→ Exercise directions
Please transcribe the data that follows without the pictures, keeping every word the same.

──────────────────────────────

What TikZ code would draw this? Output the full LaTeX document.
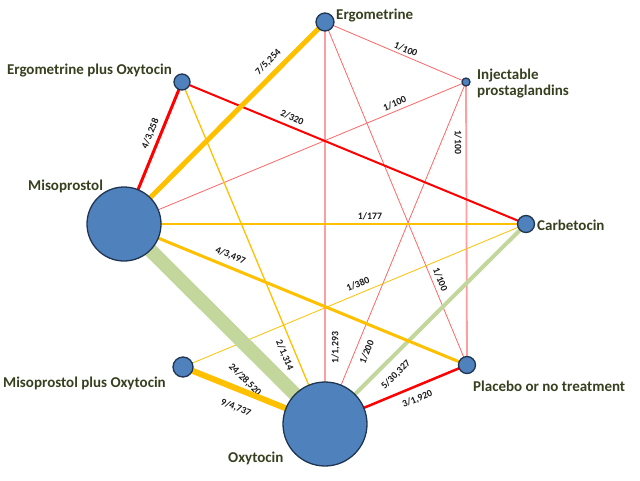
\documentclass[tikz,border=0pt]{standalone}
\usepackage{fontspec}
\setmainfont{Carlito}
\usetikzlibrary{backgrounds}
\definecolor{ballfill}{HTML}{4F81BD}
\definecolor{balldraw}{HTML}{1F3552}
\definecolor{ora}{HTML}{FFC000}
\definecolor{redl}{HTML}{FF0000}
\definecolor{pinkthin}{HTML}{FF6666}
\definecolor{pinkwide}{HTML}{FF9E9E}
\definecolor{grn}{HTML}{C3D69B}
\definecolor{txt}{HTML}{36401F}
\tikzset{
  ball/.style={circle, fill=ballfill, draw=balldraw, line width=1.3pt, inner sep=0pt},
  tname/.style={font=\bfseries\fontsize{15}{16}\selectfont, text=txt, inner sep=0pt},
  lab/.style={font=\bfseries\fontsize{9.8}{10}\selectfont, text=black!90, inner sep=1pt, sloped},
  e_ora/.style={draw=ora},
  e_red/.style={draw=redl},
  e_pink/.style={draw=pinkthin, line width=0.8pt},
  e_pinkw/.style={draw=pinkwide, line width=1.8pt},
  e_grn/.style={draw=grn}
}
\begin{document}
\begin{tikzpicture}[x=1pt,y=-1pt]
\useasboundingbox (0,0) rectangle (640,480);
% treatment nodes
\node[ball, minimum size=18pt] (E)  at (325,22)  {};
\node[ball, minimum size=16pt] (EO) at (182,82)  {};
\node[ball, minimum size=8pt]  (I)  at (466,82)  {};
\node[ball, minimum size=74pt] (M)  at (124,224) {};
\node[ball, minimum size=17pt] (C)  at (526,224) {};
\node[ball, minimum size=20pt] (MO) at (183,367) {};
\node[ball, minimum size=17pt] (P)  at (467,365) {};
\node[ball, minimum size=84pt] (O)  at (325,424) {};
% names
\node[tname, anchor=base west] (tE)  at (336,19)  {Ergometrine};
\node[tname, anchor=base east] (tEO) at (172,74)  {Ergometrine plus Oxytocin};
\node[tname, anchor=north west, align=left] (tI) at (477,69) {Injectable\\prostaglandins};
\node[tname, anchor=base west] (tM)  at (28,190)  {Misoprostol};
\node[tname, anchor=base west] (tC)  at (537,230) {Carbetocin};
\node[tname, anchor=base west] (tMO) at (3,387)   {Misoprostol plus Oxytocin};
\node[tname, anchor=base west] (tO)  at (228,462) {Oxytocin};
\node[tname, anchor=base west] (tP)  at (473,391) {Placebo or no treatment};
% connectors
\begin{scope}[on background layer]
\draw[e_pinkw] (O.center) -- node[lab, pos=0.19, below=4.5pt] {1/1,293} (E.center);
\draw[e_pinkw] (P.center) -- node[lab, pos=0.788, below=2.5pt] {1/100} (I.center);
\draw[e_pink] (E.center) -- node[lab, pos=0.555, above=1.5pt] {1/100} (I.center);
\draw[e_pink] (M.center) -- node[lab, pos=0.80, above=2.5pt] {1/100} (I.center);
\draw[e_pink] (E.center) -- node[lab, pos=0.76, above=3pt] {1/100} (P.center);
\draw[e_pink] (O.center) -- node[lab, pos=0.223, below=6pt] {1/200} (I.center);
\draw[e_ora, line width=0.8pt] (MO.center) -- node[lab, pos=0.52, above=4pt] {1/380} (C.center);
\draw[e_ora, line width=1.3pt] (M.center) -- node[lab, pos=0.612, above=2.5pt] {1/177} (C.center);
\draw[e_ora, line width=1.3pt] (EO.center) -- node[lab, pos=0.787, below=5pt] {2/1,314} (O.center);
\draw[e_red, line width=2pt] (EO.center) -- node[lab, pos=0.31, above=3.5pt] {2/320} (C.center);
\draw[e_grn, line width=14pt] (M.center) -- node[lab, pos=0.69, below=13pt] {24/28,520} (O.center);
\draw[e_grn, line width=4pt] (O.center) -- node[lab, pos=0.30, below=8pt] {5/30,327} (C.center);
\draw[e_ora, line width=3pt] (M.center) -- node[lab, pos=0.298, above=4.5pt] {4/3,497} (P.center);
\draw[e_ora, line width=5pt] (M.center) -- node[lab, pos=0.76, above=4.5pt] {7/5,254} (E.center);
\draw[e_ora, line width=6pt] (MO.center) -- node[lab, pos=0.42, below=10pt] {9/4,737} (O.center);
\draw[e_red, line width=3pt] (M.center) -- node[lab, pos=0.61, above=3pt] {4/3,258} (EO.center);
\draw[e_red, line width=2.5pt] (O.center) -- node[lab, pos=0.617, below=6pt] {3/1,920} (P.center);
\end{scope}
\end{tikzpicture}
\end{document}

──────────────────────────────

→ Task output
What TikZ code would draw this? Output the full LaTeX document.
\documentclass[tikz,border=0pt]{standalone}
\usepackage{fontspec}
\setmainfont{Carlito}
\usetikzlibrary{backgrounds}
\definecolor{ballfill}{HTML}{4F81BD}
\definecolor{balldraw}{HTML}{1F3552}
\definecolor{ora}{HTML}{FFC000}
\definecolor{redl}{HTML}{FF0000}
\definecolor{pinkthin}{HTML}{FF6666}
\definecolor{pinkwide}{HTML}{FF9E9E}
\definecolor{grn}{HTML}{C3D69B}
\definecolor{txt}{HTML}{36401F}
\tikzset{
  ball/.style={circle, fill=ballfill, draw=balldraw, line width=1.3pt, inner sep=0pt},
  tname/.style={font=\bfseries\fontsize{15}{16}\selectfont, text=txt, inner sep=0pt},
  lab/.style={font=\bfseries\fontsize{9.8}{10}\selectfont, text=black!90, inner sep=1pt, sloped},
  e_ora/.style={draw=ora},
  e_red/.style={draw=redl},
  e_pink/.style={draw=pinkthin, line width=0.8pt},
  e_pinkw/.style={draw=pinkwide, line width=1.8pt},
  e_grn/.style={draw=grn}
}
\begin{document}
\begin{tikzpicture}[x=1pt,y=-1pt]
\useasboundingbox (0,0) rectangle (640,480);
% treatment nodes
\node[ball, minimum size=18pt] (E)  at (325,22)  {};
\node[ball, minimum size=16pt] (EO) at (182,82)  {};
\node[ball, minimum size=8pt]  (I)  at (466,82)  {};
\node[ball, minimum size=74pt] (M)  at (124,224) {};
\node[ball, minimum size=17pt] (C)  at (526,224) {};
\node[ball, minimum size=20pt] (MO) at (183,367) {};
\node[ball, minimum size=17pt] (P)  at (467,365) {};
\node[ball, minimum size=84pt] (O)  at (325,424) {};
% names
\node[tname, anchor=base west] (tE)  at (336,19)  {Ergometrine};
\node[tname, anchor=base east] (tEO) at (172,74)  {Ergometrine plus Oxytocin};
\node[tname, anchor=north west, align=left] (tI) at (477,69) {Injectable\\prostaglandins};
\node[tname, anchor=base west] (tM)  at (28,190)  {Misoprostol};
\node[tname, anchor=base west] (tC)  at (537,230) {Carbetocin};
\node[tname, anchor=base west] (tMO) at (3,387)   {Misoprostol plus Oxytocin};
\node[tname, anchor=base west] (tO)  at (228,462) {Oxytocin};
\node[tname, anchor=base west] (tP)  at (473,391) {Placebo or no treatment};
% connectors
\begin{scope}[on background layer]
\draw[e_pinkw] (O.center) -- node[lab, pos=0.19, below=4.5pt] {1/1,293} (E.center);
\draw[e_pinkw] (P.center) -- node[lab, pos=0.788, below=2.5pt] {1/100} (I.center);
\draw[e_pink] (E.center) -- node[lab, pos=0.555, above=1.5pt] {1/100} (I.center);
\draw[e_pink] (M.center) -- node[lab, pos=0.80, above=2.5pt] {1/100} (I.center);
\draw[e_pink] (E.center) -- node[lab, pos=0.76, above=3pt] {1/100} (P.center);
\draw[e_pink] (O.center) -- node[lab, pos=0.223, below=6pt] {1/200} (I.center);
\draw[e_ora, line width=0.8pt] (MO.center) -- node[lab, pos=0.52, above=4pt] {1/380} (C.center);
\draw[e_ora, line width=1.3pt] (M.center) -- node[lab, pos=0.612, above=2.5pt] {1/177} (C.center);
\draw[e_ora, line width=1.3pt] (EO.center) -- node[lab, pos=0.787, below=5pt] {2/1,314} (O.center);
\draw[e_red, line width=2pt] (EO.center) -- node[lab, pos=0.31, above=3.5pt] {2/320} (C.center);
\draw[e_grn, line width=14pt] (M.center) -- node[lab, pos=0.69, below=13pt] {24/28,520} (O.center);
\draw[e_grn, line width=4pt] (O.center) -- node[lab, pos=0.30, below=8pt] {5/30,327} (C.center);
\draw[e_ora, line width=3pt] (M.center) -- node[lab, pos=0.298, above=4.5pt] {4/3,497} (P.center);
\draw[e_ora, line width=5pt] (M.center) -- node[lab, pos=0.76, above=4.5pt] {7/5,254} (E.center);
\draw[e_ora, line width=6pt] (MO.center) -- node[lab, pos=0.42, below=10pt] {9/4,737} (O.center);
\draw[e_red, line width=3pt] (M.center) -- node[lab, pos=0.61, above=3pt] {4/3,258} (EO.center);
\draw[e_red, line width=2.5pt] (O.center) -- node[lab, pos=0.617, below=6pt] {3/1,920} (P.center);
\end{scope}
\end{tikzpicture}
\end{document}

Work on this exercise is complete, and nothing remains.